As a Baylor Bear, I always do two things when visiting Waco: eat at Bush's Chicken and then regret eating so much at Bush's Chicken. It seems most colleges or universities have their own local food joint that started out by surviving on the continual stream of students spending Mommy and Daddy's money. Then, eventually, its cult-like following causes it to franchise its yummy goodness. UH has Frenchy's. A&M has Freebirds. LSU has Raising Canes. Baylor has Bush's Chicken.
Staying true to the idea that red and yellow make people hungry, Bush's main color scheme is nothing but those colors. This tactic must work, because I feel famished every time I walk into a Bush's. The restaurant's claim to fame is chicken fingers served with white country gravy. During my college days in Waco, the Bush's chicken, dredged in a light crispy batter that I believe consists partly of cornstarch, was always juicy and tender, as if fresh out of the fryer.
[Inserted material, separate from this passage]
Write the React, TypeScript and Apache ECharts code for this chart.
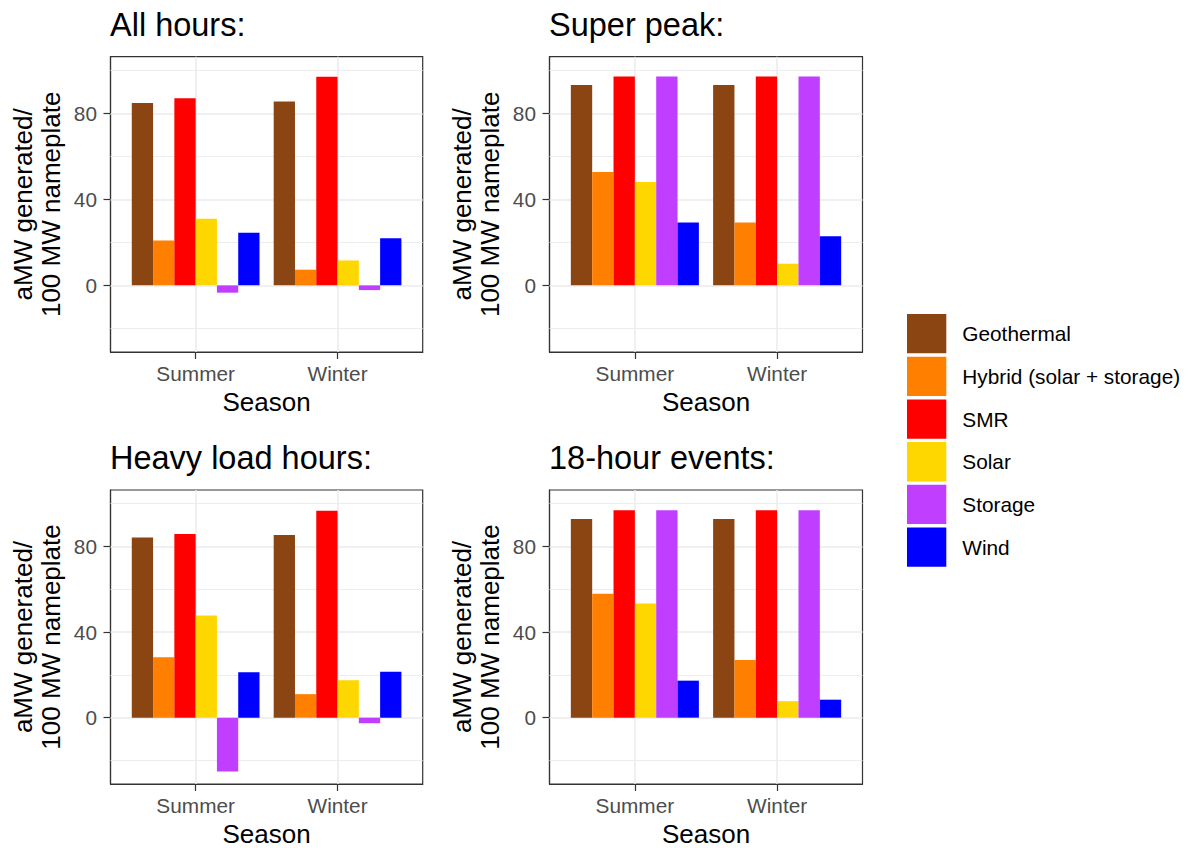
import React, { useEffect, useRef } from 'react';
import * as echarts from 'echarts';

const seasons = ['Summer', 'Winter'];
const technologies = ['Geothermal', 'Hybrid (solar + storage)', 'SMR', 'Solar', 'Storage', 'Wind'];
const techColors = ['#8B4513', '#FF7F00', '#FF0000', '#FFD700', '#BF3EFF', '#0000FF'];
const panelTitles = ['All hours:', 'Super peak:', 'Heavy load hours:', '18-hour events:'];

// values per technology: [Summer, Winter]
const allHours = [[84.8, 85.6], [20.9, 7.3], [87.1, 97.1], [31.0, 11.6], [-3.4, -2.2], [24.5, 21.9]];
const superPeak = [[93.2, 93.2], [52.7, 29.3], [97.2, 97.2], [48.1, 10.1], [97.2, 97.2], [29.3, 22.9]];
const heavyLoad = [[84.2, 85.4], [28.2, 11.0], [85.8, 96.7], [47.7, 17.5], [-25.1, -2.6], [21.2, 21.5]];
const eighteenHour = [[92.9, 92.9], [57.9, 26.9], [96.9, 96.9], [53.3, 7.7], [96.9, 96.9], [17.3, 8.4]];
const panelValues = [allHours, superPeak, heavyLoad, eighteenHour];

const yMajorTicks = [0, 40, 80];
const yMinorLines = [-20, 20, 60, 100];
const xTickPositions = [1, 2];
const yMin = -31;
const yMax = 106.4;

const FONT = '"Liberation Sans", Arial, Helvetica, sans-serif';

const grids = [
  { left: 110.5, top: 56.7, width: 312.2, height: 295.3 },
  { left: 549.5, top: 56.7, width: 313, height: 295.3 },
  { left: 110.5, top: 490, width: 312.2, height: 295 },
  { left: 549.5, top: 490, width: 313, height: 295 },
];

export default function App() {
  const ref = useRef<HTMLDivElement>(null);

  useEffect(() => {
    if (!ref.current) return;
    const chart = echarts.init(ref.current, undefined, { renderer: 'svg' });

    const gridLineColor = '#EBEBEB';
    const series: any[] = [];
    panelValues.forEach((vals, p) => {
      // background grid lines, drawn through the panel's own axes
      series.push({
        type: 'line',
        name: '__grid' + p,
        xAxisIndex: p,
        yAxisIndex: p,
        data: [],
        silent: true,
        z: 1,
        markLine: {
          silent: true,
          z: 1,
          symbol: ['none', 'none'],
          label: { show: false },
          emphasis: { disabled: true },
          animation: false,
          data: [
            ...yMajorTicks.map((v) => ({ yAxis: v, lineStyle: { color: gridLineColor, width: 1.5, type: 'solid' } })),
            ...yMinorLines.map((v) => ({ yAxis: v, lineStyle: { color: gridLineColor, width: 0.9, type: 'solid' } })),
            ...xTickPositions.map((v) => ({ xAxis: v, lineStyle: { color: gridLineColor, width: 1.5, type: 'solid' } })),
          ],
        },
      });
      technologies.forEach((tech, t) => {
        series.push({
          type: 'bar',
          name: tech,
          xAxisIndex: p,
          yAxisIndex: p,
          data: seasons.map((_, k) => [xTickPositions[k], vals[t][k]]),
          barWidth: '15%',
          barGap: '0%',
          itemStyle: { color: techColors[t] },
          emphasis: { disabled: true },
          z: 3,
        });
      });
    });

    const option: any = {
      animation: false,
      color: techColors,
      title: panelTitles.map((text, i) => ({
        text,
        left: grids[i].left - 0.5,
        top: i < 2 ? 8.2 : 441.5,
        padding: 0,
        textStyle: { fontSize: 32.5, fontWeight: 'normal', color: '#000', fontFamily: FONT },
      })),
      legend: {
        data: technologies,
        orient: 'vertical',
        left: 907,
        top: 314,
        padding: 0,
        itemWidth: 39.3,
        itemHeight: 39.3,
        itemGap: 3.4,
        icon: 'rect',
        selectedMode: false,
        textStyle: { fontSize: 20.8, color: '#000', fontFamily: FONT, padding: [0, 0, 0, 11] },
      },
      grid: grids.map((g) => ({
        ...g,
        show: true,
        borderColor: '#333333',
        borderWidth: 1.2,
        backgroundColor: 'transparent',
        containLabel: false,
      })),
      xAxis: grids.map((_, i) => ({
        type: 'value',
        gridIndex: i,
        min: 0.4,
        max: 2.6,
        axisLine: { show: true, onZero: false, lineStyle: { color: '#333333', width: 1.2 } },
        splitLine: { show: false },
        axisTick: { show: true, customValues: xTickPositions, length: 7, lineStyle: { color: '#333333', width: 1.2 } },
        axisLabel: {
          customValues: xTickPositions,
          formatter: (v: number) => seasons[Math.round(v) - 1] ?? '',
          fontSize: 20.8,
          color: '#4D4D4D',
          margin: 11,
          fontFamily: FONT,
        },
        name: 'Season',
        nameLocation: 'middle',
        nameGap: 37,
        nameTextStyle: { fontSize: 26, color: '#000', fontFamily: FONT },
      })),
      yAxis: grids.map((_, i) => ({
        type: 'value',
        gridIndex: i,
        min: yMin,
        max: yMax,
        axisLine: { show: true, onZero: false, lineStyle: { color: '#333333', width: 1.2 } },
        splitLine: { show: false },
        axisTick: { show: true, customValues: yMajorTicks, length: 7, lineStyle: { color: '#333333', width: 1.2 } },
        axisLabel: {
          customValues: yMajorTicks,
          fontSize: 20.8,
          color: '#4D4D4D',
          margin: 13.5,
          fontFamily: FONT,
        },
        name: 'aMW generated/\n100 MW nameplate',
        nameLocation: 'middle',
        nameRotate: 90,
        nameGap: 45.5,
        nameTextStyle: { fontSize: 26, lineHeight: 28, color: '#000', fontFamily: FONT },
      })),
      series,
    };

    chart.setOption(option);
    return () => chart.dispose();
  }, []);

  return (
    <div
      ref={ref}
      style={{ position: 'absolute', left: 0, top: 0, width: 1194, height: 848, background: '#fff' }}
    />
  );
}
I would always add black pepper to the side of white gravy for dipping the chicken. I, personally, can't have Bush's without a side of their mashed potatoes.
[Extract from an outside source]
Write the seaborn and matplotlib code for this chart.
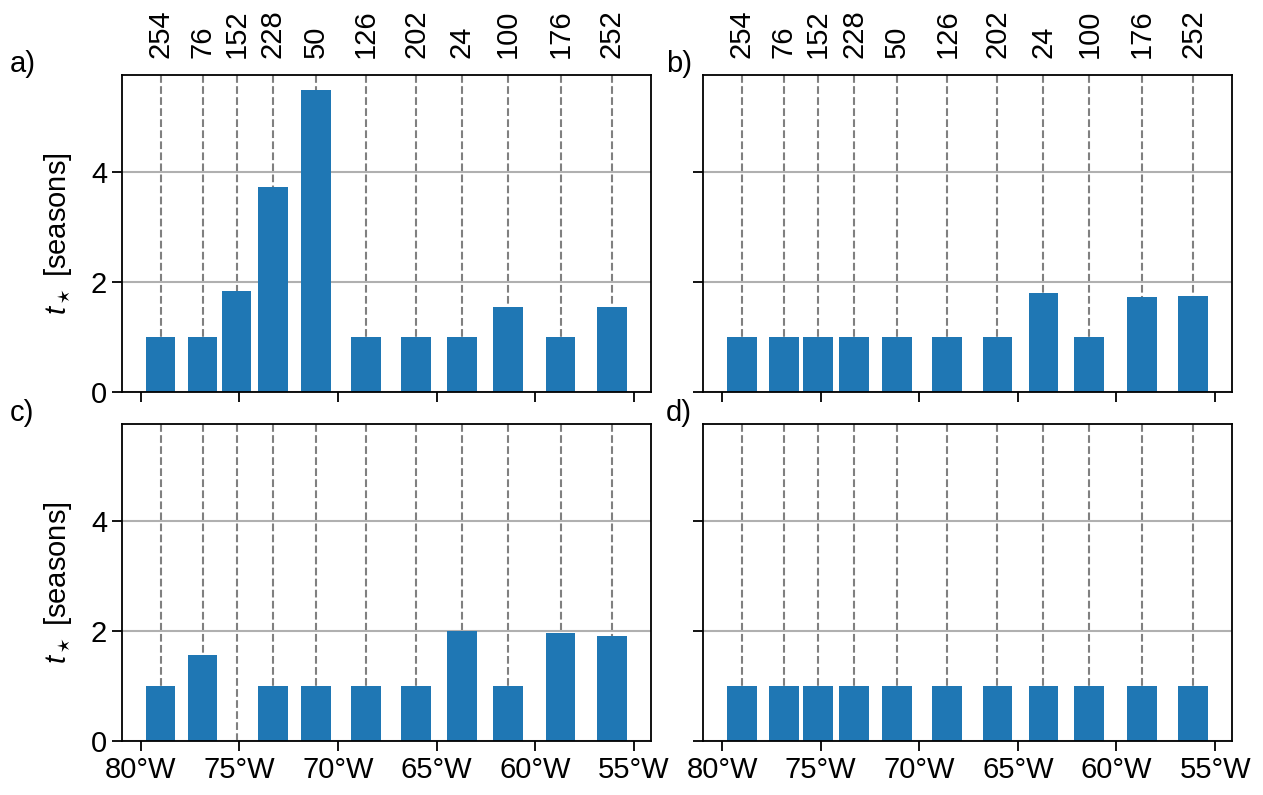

Fast-forward to this past weekend at the Bush's location in Georgetown. It had been a long time since my last Bush's fix, and I was looking to make up for some lost time. Shown here is their six-piece meal with sweet tea. In the background is an eight-piece liver and gizzards meal. Yes, both meals were for just me. I'll spare you the play by play, but I ended up with leftovers. Why? Because the Georgetown location served stale chicken. The potatoes and gravy were still what I remembered, but the chicken wasn't crispy or juicy. The liver and gizzards were cold.
But despite these issues, I only had one chicken finger and three pieces of liver left before I left. That's how crazy I am about Bush's. Had it been the glorious chicken of Bush's in Waco, I would have needed to take a nap right there in the restaurant before being capable of operating heavy machinery.